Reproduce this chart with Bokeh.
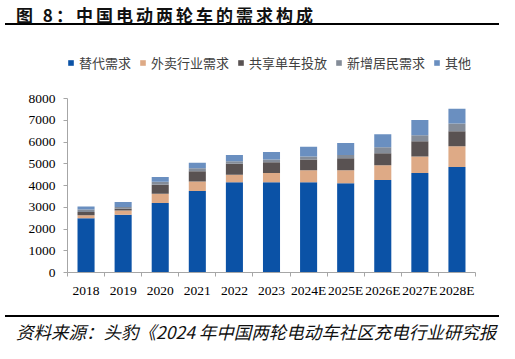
from bokeh.plotting import figure
from bokeh.models import Range1d, FixedTicker, Legend, LegendItem, ColumnDataSource, Div
from bokeh.layouts import column
from bokeh.embed import file_html
from bokeh.resources import INLINE

# ---- data ----
years = ["2018", "2019", "2020", "2021", "2022", "2023",
         "2024E", "2025E", "2026E", "2027E", "2028E"]
replace_demand = [2500, 2650, 3200, 3750, 4150, 4150, 4150, 4100, 4250, 4580, 4850]
delivery_demand = [130, 200, 420, 430, 350, 420, 550, 600, 680, 750, 950]
sharing_bikes = [150, 80, 420, 480, 500, 500, 500, 550, 550, 700, 700]
new_residents = [120, 80, 130, 130, 120, 120, 130, 150, 280, 280, 350]
others = [130, 230, 220, 260, 280, 350, 450, 550, 600, 700, 680]
series_labels = ["替代需求", "外卖行业需求", "共享单车投放", "新增居民需求", "其他"]
series_keys = ["replace", "delivery", "sharing", "residents", "others"]
series_colors = ["#0B52A6", "#DEAA86", "#595252", "#848C98", "#6A8FC0"]
y_ticks = [0, 1000, 2000, 3000, 4000, 5000, 6000, 7000, 8000]
y_axis_max = 8000

title_text = "图 8：中国电动两轮车的需求构成"
source_text = "资料来源：头豹《2024 年中国两轮电动车社区充电行业研究报"

W = 515

# ---- top strip: title with rule below ----
top_div = Div(
    width=W, height=32, margin=(0, 0, 0, 0),
    text=(
        '<div style="margin:0 0 0 5px;padding:5px 0 0 11px;width:494px;height:25px;'
        'border-bottom:2px solid #000000;white-space:nowrap;'
        "font-family:'Noto Sans CJK SC';font-weight:bold;font-size:17px;"
        'letter-spacing:3px;line-height:20px;color:#111111;">' + title_text + '</div>'
    ),
)

# ---- main chart ----
# frame spans 224 px; the axis (0..8000) occupies the lower 174 px of it,
# the upper part holds the legend
frame_px, axis_px = 224, 174
y_end = y_axis_max * frame_px / axis_px

xs = [i + 0.5 for i in range(len(years))]
bounds = list(range(len(years) + 1))
src = ColumnDataSource(dict(x=xs, replace=replace_demand, delivery=delivery_demand,
                            sharing=sharing_bikes, residents=new_residents, others=others))

p = figure(width=W, height=268, x_range=Range1d(0, len(years)), y_range=Range1d(0, y_end),
           output_backend="svg", toolbar_location=None,
           min_border_left=67, min_border_right=40, min_border_top=16, min_border_bottom=28,
           outline_line_color=None)
p.title.text = ""
p.title.visible = False
p.xgrid.visible = False
p.ygrid.visible = False

rs = p.vbar_stack(series_keys, x="x", width=0.46, fill_color=series_colors,
                  line_color=None, source=src)

legend = Legend(items=[LegendItem(label=l, renderers=[r]) for l, r in zip(series_labels, rs)],
                orientation="horizontal", location=(0, 200), padding=0, margin=0,
                spacing=8, glyph_width=7, glyph_height=7, label_standoff=5,
                label_height=20, label_text_font="Noto Sans CJK SC",
                label_text_font_size="13px", label_text_color="#404040",
                border_line_color=None, background_fill_alpha=0)
p.add_layout(legend, "center")

ax = p.xaxis[0]
ax.ticker = FixedTicker(ticks=xs, minor_ticks=bounds)
ax.major_label_overrides = {x: y for x, y in zip(xs, years)}
ax.major_tick_line_color = None
ax.minor_tick_line_color = "#A6A6A6"
ax.minor_tick_out = 4
ax.minor_tick_in = 0
ax.axis_line_color = "#A6A6A6"
ax.major_label_text_font = "Liberation Serif"
ax.major_label_text_font_size = "13.5px"
ax.major_label_text_color = "#000000"
ax.major_label_standoff = 4

ay = p.yaxis[0]
ay.ticker = FixedTicker(ticks=y_ticks)
ay.bounds = (0, y_axis_max)
ay.minor_tick_line_color = None
ay.major_tick_line_color = "#A6A6A6"
ay.major_tick_out = 4
ay.major_tick_in = 0
ay.axis_line_color = "#A6A6A6"
ay.major_label_text_font = "Liberation Serif"
ay.major_label_text_font_size = "13.5px"
ay.major_label_text_color = "#000000"
ay.major_label_standoff = 8

# ---- bottom strip: rule with source below ----
bot_div = Div(
    width=W, height=59, margin=(0, 0, 0, 0),
    text=(
        '<div style="margin:15px 0 0 5px;padding:5px 0 0 11px;width:494px;'
        'border-top:2px solid #000000;white-space:nowrap;'
        "font-family:'Noto Sans CJK SC';font-style:italic;font-size:17.5px;"
        'line-height:20px;color:#111111;">' + source_text + '</div>'
    ),
)

layout = column(top_div, p, bot_div, spacing=0)
open("out.html", "w").write(file_html(layout, INLINE))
────────────────────────────────────────
From the top of the listing above, repeat each line exactly until you reach the line containing "from bokeh.resources import INLINE", and repeat that one too. Leave the pictures out.

Full output
Reproduce this chart with Bokeh.
from bokeh.plotting import figure
from bokeh.models import Range1d, FixedTicker, Legend, LegendItem, ColumnDataSource, Div
from bokeh.layouts import column
from bokeh.embed import file_html
from bokeh.resources import INLINE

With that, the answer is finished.